Man this product has been reviewed by so many people… but I think my angle is a little but different.

There something that it is very important to understand… you still need volume!

So… This is my second time of buying a captor X.

My first time was for home use and I didn’t really enjoy it much, I have rehearsal place at home so I can have loud amps… no real need for IRs or any of that. O prefer the sound of a cab speaker.

Now I bought it out of necessity…. I’m playing live more than before and one thing I found annoying is the lack of care and quality components from Sound Engineers, the captor x makes me the sound engineer’s best friend… I just hand him over an XLR and I have the sound I configured.

I don’t think that we spend enough time listening to the sound our crowd hears… I play in small venues (200/300 ppl) and usually what you do is just check your stage sound.. and then leave the rest to the Engineer, I believe this to be totally opposite to what we should do.

  1. The sound people hear is very different to what you get on stage.
  2. You have put a lot of effort into your band, hours and hours of rehearsals, thousands of dollars on equipment, and you leave the sonic experience to person you don’t know?

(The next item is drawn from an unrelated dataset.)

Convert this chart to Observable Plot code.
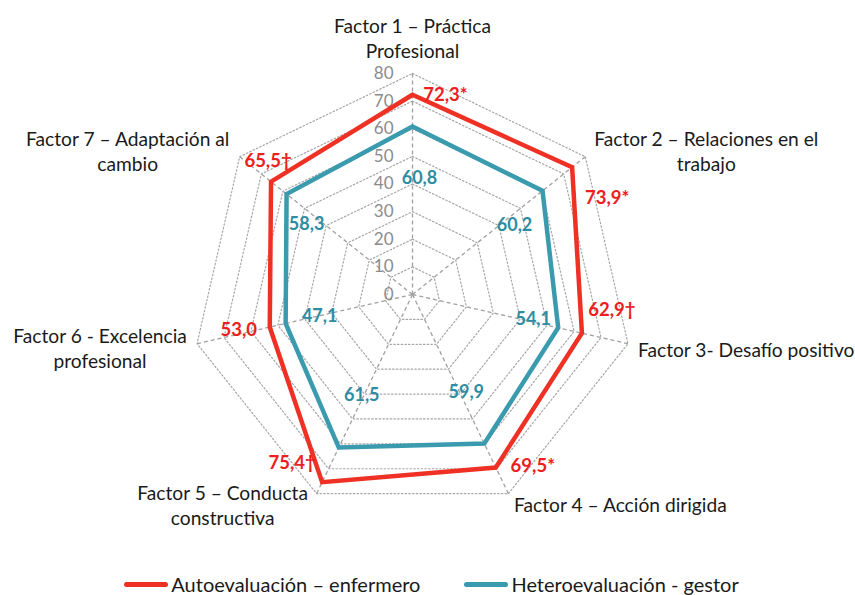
<!DOCTYPE html>
<html>
<head>
<meta charset="utf-8">
<script src="https://cdn.jsdelivr.net/npm/d3@7"></script>
<script src="https://cdn.jsdelivr.net/npm/@observablehq/plot@0.6"></script>
<style>
  html, body { margin: 0; padding: 0; background: #fff; }
  body { width: 855px; height: 595px; overflow: hidden; font-family: Lato, "Open Sans", sans-serif; }
  #legend { display: flex; justify-content: center; gap: 44px; margin-left: 8px; font-size: 20px; color: #1a1a1a; height: 38px; align-items: center; }
  .item { display: flex; align-items: center; }
  .sw { display: inline-block; width: 44px; height: 5px; border-radius: 2.5px; margin-right: 3px; }
</style>
</head>
<body>
<div id="chart"></div>
<div id="legend"></div>
<script>
const factors = [
  "Factor 1 – Práctica\nProfesional",
  "Factor 2 – Relaciones en el\ntrabajo",
  "Factor 3- Desafío positivo",
  "Factor 4 – Acción dirigida",
  "Factor 5 – Conducta\nconstructiva",
  "Factor 6 - Excelencia\nprofesional",
  "Factor 7 – Adaptación al\ncambio"
];
const autoValues = [72.3, 73.9, 62.9, 69.5, 75.4, 53.0, 65.5];
const autoMarks = ["*", "*", "†", "*", "†", "", "†"];
const heteroValues = [60.8, 60.2, 54.1, 59.9, 61.5, 47.1, 58.3];
const ticks = [0, 10, 20, 30, 40, 50, 60, 70, 80];
const seriesNames = ["Autoevaluación – enfermero", "Heteroevaluación - gestor"];
const colors = ["#ee3124", "#3a9aae"];
const textColors = ["#ec2020", "#2f8ca2"];

const n = factors.length;
const ang = i => i * 2 * Math.PI / n;
const px = (v, i) => v * Math.sin(ang(i));
const py = (v, i) => v * Math.cos(ang(i));
const fmt = v => v.toFixed(1).replace(".", ",");

// grid polygons
const gridRows = [];
ticks.filter(t => t > 0).forEach(t => {
  for (let i = 0; i <= n; i++) gridRows.push({level: t, x: px(t, i % n), y: py(t, i % n)});
});
const spokes = factors.map((f, i) => ({x1: 0, y1: 0, x2: px(80, i), y2: py(80, i)}));

const series = [autoValues, heteroValues].map((vals, s) =>
  vals.concat([vals[0]]).map((v, i) => ({s, x: px(v, i % n), y: py(v, i % n)})));

// label offsets (layout, pixels)
const catOff = [[0, -36], [121, -6], [10, 5], [112, 10], [-94, 11], [-97, 4], [-112, -6]];
const catAnchor = ["middle", "middle", "start", "middle", "middle", "middle", "middle"];
const redOff = [[33, 0], [35, 31], [30, -23], [37, -1], [-30, -19], [-31, 3], [-3, -21]];
const blueOff = [[7, 52], [-28, 34], [-25, -9], [-18, -51], [23, -52], [34, -7], [20, 30]];

const catRows = factors.map((f, i) => ({label: f, x: px(80, i), y: py(80, i), i}));
const redRows = autoValues.map((v, i) => ({label: fmt(v) + autoMarks[i], x: px(v, i), y: py(v, i), i}));
const blueRows = heteroValues.map((v, i) => ({label: fmt(v), x: px(v, i), y: py(v, i), i}));

const marks = [
  Plot.line(gridRows, {x: "x", y: "y", z: "level", stroke: "#a6a6a6", strokeWidth: 1.2, strokeDasharray: "1.5,2.2"}),
  Plot.link(spokes, {x1: "x1", y1: "y1", x2: "x2", y2: "y2", stroke: "#a0a0a0", strokeWidth: 1.3, strokeDasharray: "4,3"}),
  Plot.text(ticks, {x: 0, y: d => d, text: d => String(d), textAnchor: "end", dx: -19, fill: "#8c8c8c", fontSize: 17}),
  ...series.map((rows, s) => Plot.line(rows, {x: "x", y: "y", stroke: colors[s], strokeWidth: 4.5, strokeLinejoin: "miter", strokeMiterlimit: 10})),
];
catRows.forEach(r => marks.push(Plot.text([r], {x: "x", y: "y", text: "label", dx: catOff[r.i][0], dy: catOff[r.i][1], textAnchor: catAnchor[r.i], lineAnchor: "middle", lineHeight: 1.3, fill: "#1a1a1a", fontSize: 19.2})));
redRows.forEach(r => marks.push(Plot.text([r], {x: "x", y: "y", text: "label", dx: redOff[r.i][0], dy: redOff[r.i][1], fill: textColors[0], fontSize: 18.5, fontWeight: "bold"})));
blueRows.forEach(r => marks.push(Plot.text([r], {x: "x", y: "y", text: "label", dx: blueOff[r.i][0], dy: blueOff[r.i][1], fill: textColors[1], fontSize: 18, fontWeight: "bold"})));

const chart = Plot.plot({
  width: 855,
  height: 565,
  margin: 0,
  style: {fontFamily: "Lato, 'Open Sans', sans-serif", background: "#fff"},
  x: {domain: [-80, 80], range: [191, 633], axis: null},
  y: {domain: [-80, 80], range: [515, 73], axis: null},
  marks
});
document.getElementById("chart").appendChild(chart);

const legend = document.getElementById("legend");
seriesNames.forEach((name, s) => {
  const it = document.createElement("div");
  it.className = "item";
  const sw = document.createElement("span");
  sw.className = "sw";
  sw.style.background = colors[s];
  it.appendChild(sw);
  it.appendChild(document.createTextNode(name));
  legend.appendChild(it);
});
</script>
</body>
</html>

The captor X solves all of the above, I don’t even use the attenuation functionality… to be fair it’s pretty bad built as the steps are far too aggressive, 20db reduction is insane! To put it in perspective… a club band plays at 95/100db… so your amp needs to put out 120db! Which is an insane volume and will cause strain on your amp for sure.

I have the blessing of being the Angus in an AC/DC tribute band so I walk around the venue during sound check and I can assure you that the captor is your best friend, and… if you don’t know… the impedance of the captor does not matter if you don’t attenuate…. the attenuation circuit is bypassed when you flick the switch to “full”.